What is grit used for?


Sent from my iPhone using Chicken Forum


----------



## LittleWings (Jul 15, 2013)

They use grit (since they dont have teeth) to grind the food in their gizzard.


----------



## Chickie-babe (Feb 23, 2014)

I think I'm in trouble. My 7 six week old chicks are quickly outgrowing their brooder. Which is worse? A warm crowded place or a chillier hen house? I don't want to risk losing one as they're all so healthy. Please advise. 


Sent from my iPhone using Chicken Forum


----------



## Chickie-babe (Feb 23, 2014)

I forgot to mention the breeds: austrolorp, RIR, Orpington, auracana, silkie, Banty Cochin and a Wyandotte. 


Sent from my iPhone using Chicken Forum


----------



## LittleWings (Jul 15, 2013)

Chickie-babe said:


> I think I'm in trouble. My 7 six week old chicks are quickly outgrowing their brooder. Which is worse? A warm crowded place or a chillier hen house? I don't want to risk losing one as they're all so healthy. Please advise.
> 
> Sent from my iPhone using Chicken Forum


At 6 weeks they should be fully feathered and ready to go outside unless it is extremely cold still where you are.


----------



## Chickie-babe (Feb 23, 2014)

The day temp is around 50. The night temp is 40. 

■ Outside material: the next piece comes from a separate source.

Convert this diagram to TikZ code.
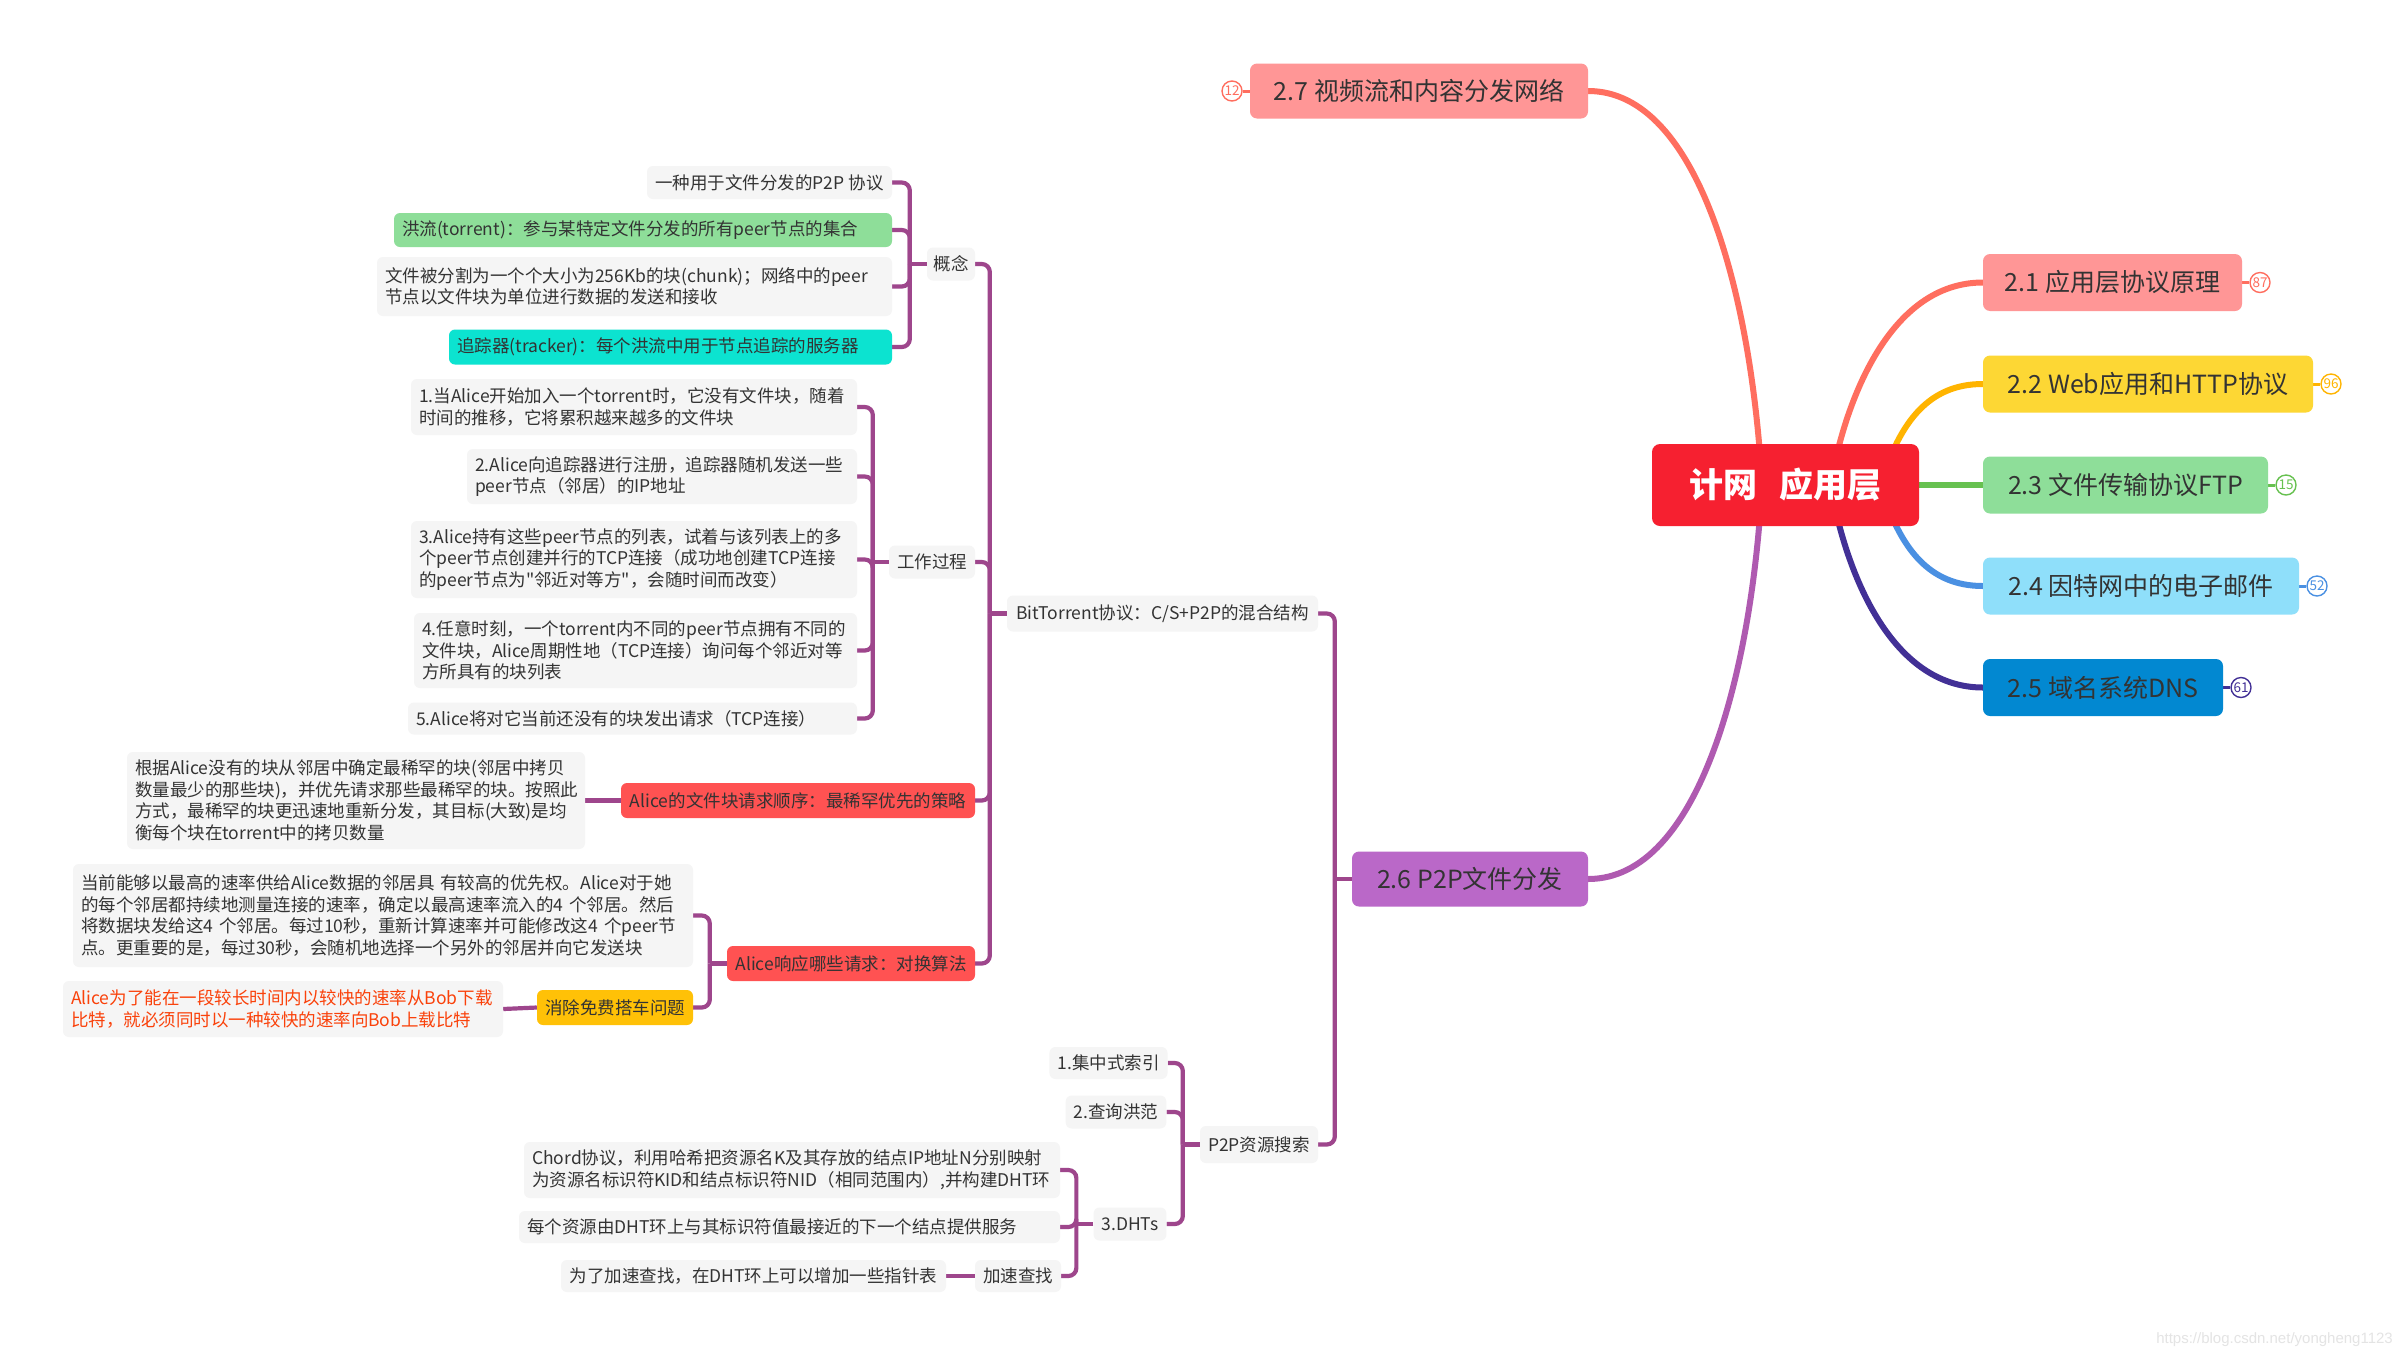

Sent from my iPhone using Chicken Forum


----------



## LittleWings (Jul 15, 2013)

The chicks really should be weaned down to lower temps. They should be at least down to 70 degrees in the brooder by now. 40 degrees is a little chilly to be just put out into all at once. If you don't have a heat source of some kind in the pen then I would wean them down inside for another week. 
Do you have a heat lamp on them now? If so, take it away and let them just go with the house temps in a cool area for a while. 6 weeks and 40 degrees are both kind of borderline. Some breeds feather sooner than others at that age and 40 degrees is getting close to too cold, in my opinion. But I live on the Gulf coast and whats cold to me is different than what is cold to most folks. I have some 5 week olds on the ground now but they were brooded outside and weaned quickly. Our lows are the low 50s now but it was pretty cold here (to us anyway) 5 weeks ago.


----------



## Chickie-babe (Feb 23, 2014)

Thank you. The brooder lamp is set at 75. I think it's to chilly even inside their coop. They will have to stay crowded a little longer, I guess. 


Sent from my iPhone using Chicken Forum


----------



## BamaChicks (Mar 24, 2014)

I was told that if they were given too much grit, then they will eat it and not their feed. We give a small amount of grit a couple of times a day. Our babies are 3 and 4 wks old. 


Sent from my iPhone using Chicken Forum


----------



## TheChickenGuy (Jan 29, 2014)

robin416 said:


> And I will be an opposing voice. If the peeps are only getting chick feed there is nothing there for their crops to have to grind up.
> 
> Grit is for those times they eat hard things, like seed and grit is needed to help mash it in to a pulp.
> 
> My birds never got grit if they were brooded in the house. If Momma's did all the raising it was available with what they picked up from the ground.


I agree with you. But in a case where they have access to bedding materials and feathers, grits would be good.


----------



## robin416 (Sep 8, 2013)

BamaChicks said:


> I was told that if they were given too much grit, then they will eat it and not their feed. We give a small amount of grit a couple of times a day. Our babies are 3 and 4 wks old.
> 
> Sent from my iPhone using Chicken Forum


Usually if they are gorging on grit it means something is missing from their diet. Chickens know what they need and we should step back and not try to micro manage their diet. Provide them with what they need and stay away from too many treaty additions and they should all be fine.


----------



## LittleWings (Jul 15, 2013)

I was reading on the label of the MG chick starter and I didn't see where grit was added. I guess not all starters have it. 

I agree with Robin, a lot of people over think the whole chicken process. Chickens can be pretty dumb sometimes but they are pretty smart instinctively. I keep it on the side for them to eat it when they want.


----------



## robin416 (Sep 8, 2013)

LW, that's what I do, its there if they want it. I've never lost one to an impacted crop. But I also avoid giving them things that might cause it, like hand fulls of pulled grass. Almost every time you hear of one like that grass is involved.


----------



## LittleWings (Jul 15, 2013)

I have only had one case of impacted crop and that was when I used hay for bedding. I use pine shavings now. I mix leaves in with it but not grass clippings.

For greens mine get collard greens and mustard greens pretty much daily. I love living in the south.


----------



## robin416 (Sep 8, 2013)

LOL Yeah, they were talking about the extended growing season down here yesterday. It certainly has its perks.


----------